If you want to become successful, it is best to think outside box for this type of the market. The key to is to use a higher order or superior method beyond the general method to deal with cycles. Instead of trying to spend countless hours trying calcuate probablistic wavelength and amplitude of the cycle, it is better to use a geometric method that provides the combined insight over the small cycles, medium cycles, large cycleds and superimposed cycles. Such geometric analysis include the price action, price pattern, chart pattern and so on.
Summary on Regularties
So far, we have discussed four regularties or four market types from top to bottom. From top to bottom, the market type becomes simple to complex. In fact, you can say that top one is the sub class of the bottom one. For eaxmple, trend can be included in the seasonaltiy type of market too. Likewise, seasonaltiy can be included in the combined cycle type of the market too. Likewise, the combined cycle type of market can be included in the fractal wave type market too because deterministic cycle is only the sub set of stochastic cycle. In addition, the fractal wave type market can possess the trend property too. Choosing the right technical anlaysis is really based on your belief on how complex the market is. Now you probably have the complete understanding over the price pattern table.
What type of market do you believe you are dealing with in Forex and Stock market?

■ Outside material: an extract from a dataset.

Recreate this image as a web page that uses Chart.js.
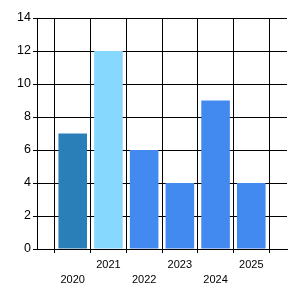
<!DOCTYPE html>
<html>
<head>
<meta charset="utf-8">
<script src="https://cdn.jsdelivr.net/npm/chart.js@4"></script>
<style>
  html, body { margin: 0; padding: 0; background: #fff; }
  #wrap { width: 300px; height: 300px; }
</style>
</head>
<body>
<div id="wrap"><canvas id="chart"></canvas></div>
<script>
var categories = ['2020', '2021', '2022', '2023', '2024', '2025'];
var values = [7, 12, 6, 4, 9, 4];
var barColors = ['#2a7fb8', '#87d8ff', '#428af0', '#428af0', '#428af0', '#428af0'];
var yTicks = [0, 2, 4, 6, 8, 10, 12, 14];

var points = [];
for (var i = 0; i < categories.length; i++) {
	points.push({ x: i + 1, y: values[i] });
}

var context = document.getElementById('chart').getContext('2d');
var chart = new Chart(context, {
	type: 'bar',
	data: {
		datasets: [{
			data: points,
			backgroundColor: barColors,
			borderWidth: 0,
			barPercentage: 1,
			categoryPercentage: 0.8
		}]
	},
	options: {
		responsive: true,
		maintainAspectRatio: false,
		animation: false,
		layout: { padding: { top: 18, right: 13, left: 0, bottom: 0 } },
		plugins: { legend: { display: false }, tooltip: { enabled: false } },
		scales: {
			x: {
				type: 'linear',
				min: 0,
				max: categories.length + 1,
				offset: false,
				grid: { color: '#000', lineWidth: 1, tickLength: 4, tickColor: '#000' },
				border: { color: '#000', width: 1 },
				ticks: {
					stepSize: 1,
					autoSkip: false,
					maxRotation: 0,
					padding: 4,
					color: '#000',
					font: { family: 'Liberation Sans', size: 11, lineHeight: '15px' },
					callback: function (value) {
						var label = categories[value - 1];
						if (!label) return '';
						return (value % 2 === 1) ? ['', label] : label;
					}
				},
				afterFit: function (scale) { scale.height = 51; }
			},
			y: {
				min: 0,
				max: yTicks[yTicks.length - 1],
				grid: { color: '#000', lineWidth: 1, tickLength: 4, tickColor: '#000' },
				border: { color: '#000', width: 1 },
				ticks: {
					stepSize: 2,
					padding: 2,
					color: '#000',
					font: { family: 'Liberation Sans', size: 12.5 }
				},
				afterFit: function (scale) { scale.width = 37; }
			}
		}
	}
});
</script>
</body>
</html>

If you know what type of market you are dealing with, you can choose the right tool for the market. It is the first step toward the success. Hence, this is a important question for the successful trading. Most of us, including the average trader, do not believe that the market is simple. Hence, it is likely that two latter market types might be close to the real world financial market instead of the first two market types. Many people are pessimistic about seeing the deterministic cycles in the financial market. For example, the economist will not say that the business cycle is 5 years or 10 years. However, they will say the business cycle is 5 to 10 years. This means that it can be any period between 5 years and 10 years. In some extreme case, it can be longer than 10 years and it can be shorter than 5 years too. This means that the business cycle is stochasic and not determinstic. Hence, it is very likely that the financial market is also based on the stochastic cycle too. Hence, fractal wave would provide the best understaning for Forex and Stock trading. If then, the direct price analysis like the price action, price pattern and chart pattern could be the good choice to trade in Forex and Stock market.

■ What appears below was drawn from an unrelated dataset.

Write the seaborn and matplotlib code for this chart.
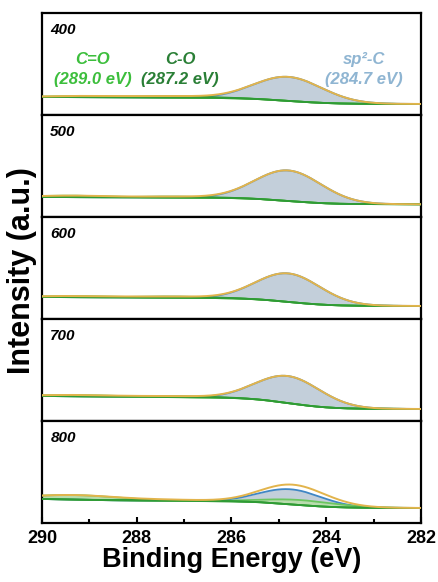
import numpy as np
import pandas as pd
import matplotlib
matplotlib.use("Agg")
import matplotlib.pyplot as plt
import seaborn as sns

# ---------------- data ----------------
temperatures = ["400", "500", "600", "700", "800"]
# background level at 290 eV (left) and 282 eV (right), arbitrary units (panel height = 102)
bg_left = [18.0, 20.0, 22.0, 25.0, 24.0]
bg_right = [11.0, 12.7, 13.0, 12.0, 15.0]
# sp2-C component (284.7-284.8 eV)
sp2_center = [284.8, 284.8, 284.8, 284.8, 284.75]
sp2_height = [24.0, 30.5, 28.5, 27.0, 15.0]
sp2_fwhm = [1.7, 1.65, 1.6, 1.6, 1.55]
# C-O component (287.2 eV)
co_center = [287.2, 287.2, 287.2, 287.2, 287.2]
co_height = [1.5, 1.0, 1.2, 1.0, 1.0]
co_fwhm = [1.8, 1.8, 1.8, 1.8, 1.8]
# C=O component (289.0 eV)
cdo_center = [289.0, 289.3, 289.2, 289.2, 289.3]
cdo_height = [1.2, 1.5, 1.2, 1.3, 4.5]
cdo_fwhm = [1.8, 1.8, 1.8, 1.8, 2.2]
# additional broad green component under the main peak (visible in the 800 panel)
ext_center = [284.6, 284.6, 284.6, 284.6, 284.5]
ext_height = [0.0, 0.0, 0.0, 0.0, 5.0]
ext_fwhm = [1.6, 1.6, 1.6, 1.6, 1.8]

xticks = [290, 288, 286, 284, 282]
peak_labels = ["C=O", "C-O", "sp²-C"]
peak_energies = ["(289.0 eV)", "(287.2 eV)", "(284.7 eV)"]
label_x = [288.93, 287.08, 283.2]

# ---------------- style ----------------
sns.set_theme(style="ticks")
plt.rcParams["font.family"] = ["Liberation Sans", "DejaVu Sans"]
plt.rcParams["text.color"] = "black"
plt.rcParams["axes.labelcolor"] = "black"
plt.rcParams["xtick.color"] = "black"
plt.rcParams["xtick.labelcolor"] = "black"

C_ENV = "#e2b44c"
C_SP2_LINE = "#3f86c4"
C_SP2_FILL = "#c3cfda"
C_CO = "#2f9b35"
C_CDO = "#6cc660"
C_CDO_FILL = "#b9dcae"
LBL_COLORS = ["#3cbe3c", "#2a7f36", "#8fb5d2"]

x = np.linspace(282, 290, 600)


def gauss(xx, c, h, fw):
    s = fw / 2.3548
    return h * np.exp(-0.5 * ((xx - c) / s) ** 2)


fig = plt.figure(figsize=(4.38, 5.82), dpi=100)
axes = fig.subplots(5, 1, sharex=True, gridspec_kw=dict(hspace=0))
fig.subplots_adjust(left=0.0959, right=0.961, top=0.9777, bottom=0.1014)

for i, ax in enumerate(axes):
    sp2 = gauss(x, sp2_center[i], sp2_height[i], sp2_fwhm[i])
    co = gauss(x, co_center[i], co_height[i], co_fwhm[i])
    cdo = gauss(x, cdo_center[i], cdo_height[i], cdo_fwhm[i])
    ext = gauss(x, ext_center[i], ext_height[i], ext_fwhm[i])
    tot = sp2 + co + cdo + ext
    # Shirley-type background: cumulative integral from the right (282 eV)
    cum = np.cumsum(tot)
    frac = cum / cum[-1]
    lin = (x - 282) / 8.0
    bg = bg_right[i] + (bg_left[i] - bg_right[i]) * (0.1 * lin + 0.9 * frac)

    df = pd.DataFrame({"x": x, "bg": bg, "sp2": bg + sp2, "co": bg + co,
                       "cdo": bg + cdo, "ext": bg + ext, "env": bg + tot})

    ax.fill_between(df["x"], df["bg"], df["sp2"], color=C_SP2_FILL, lw=0, zorder=1)
    ax.fill_between(df["x"], df["bg"], df["cdo"], color=C_CDO_FILL, lw=0, zorder=2)
    ax.fill_between(df["x"], df["bg"], df["ext"], color=C_CDO_FILL, lw=0, zorder=2)
    ax.fill_between(df["x"], df["bg"], df["co"], color="#8fcf86", lw=0, zorder=2)
    sns.lineplot(data=df, x="x", y="sp2", ax=ax, color=C_SP2_LINE, lw=1.3, zorder=3)
    sns.lineplot(data=df, x="x", y="cdo", ax=ax, color=C_CDO, lw=1.3, zorder=4)
    sns.lineplot(data=df, x="x", y="ext", ax=ax, color=C_CDO, lw=1.3, zorder=4)
    sns.lineplot(data=df, x="x", y="co", ax=ax, color=C_CO, lw=1.3, zorder=4)
    sns.lineplot(data=df, x="x", y="bg", ax=ax, color=C_CO, lw=1.3, zorder=4)
    sns.lineplot(data=df, x="x", y="env", ax=ax, color=C_ENV, lw=1.4, zorder=5)

    ax.set_xlim(290, 282)
    ax.set_ylim(0, 102)
    ax.set_yticks([])
    ax.set_ylabel("")
    ax.set_xlabel("")
    for sp in ax.spines.values():
        sp.set_visible(True)
        sp.set_linewidth(1.6)
        sp.set_color("black")
    ax.text(0.022, 0.83, temperatures[i], transform=ax.transAxes,
            fontsize=11, fontweight="bold", fontstyle="italic", color="black",
            va="center", ha="left")
    if i < 4:
        ax.tick_params(axis="x", which="both", bottom=False, labelbottom=False)

# peak annotations in top panel
for lx, lbl, en, col in zip(label_x, peak_labels, peak_energies, LBL_COLORS):
    axes[0].text(lx, 55, lbl, color=col, fontsize=12, fontweight="bold",
                 fontstyle="italic", ha="center", va="center")
    axes[0].text(lx, 35, en, color=col, fontsize=12, fontweight="bold",
                 fontstyle="italic", ha="center", va="center")

axb = axes[-1]
axb.set_xticks(xticks)
axb.set_xticks([289, 287, 285, 283], minor=True)
axb.set_xticklabels([str(t) for t in xticks], fontsize=13, fontweight="bold",
                    color="black")
axb.tick_params(axis="x", which="major", direction="in", length=4, width=1.5, pad=5)
axb.tick_params(axis="x", which="minor", direction="in", length=3, width=1.5)
axb.set_xlabel("Binding Energy (eV)", fontsize=19.5, fontweight="bold",
               labelpad=0, color="black")

fig.text(0.05, 0.535, "Intensity (a.u.)", rotation=90, fontsize=22,
         fontweight="bold", ha="center", va="center", color="black")

fig.savefig("out.png", dpi=100)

What else trader should know about for safe capital increase ?
Risk management and position sizing is the golden rule for successful trading. Key point is to understand these three variables for your trading.
- Breakeven win rate
- Success rate
- Reward/Risk ratio
Physically and psychologically, with these concepts in your head, you will get a lot of buffer for losing trades but spring board for winning trades.
Any further tips on improving profit ?
Trade with deep decision making instead of superficial decision making. It is the quality matter and not quantity. It is useless that you trade fast reckless. Many number of trade will not guarantee your success. Even for one trade, put the quality piece of information technically (from chart) and fundamentally (from surrounding market environment) together.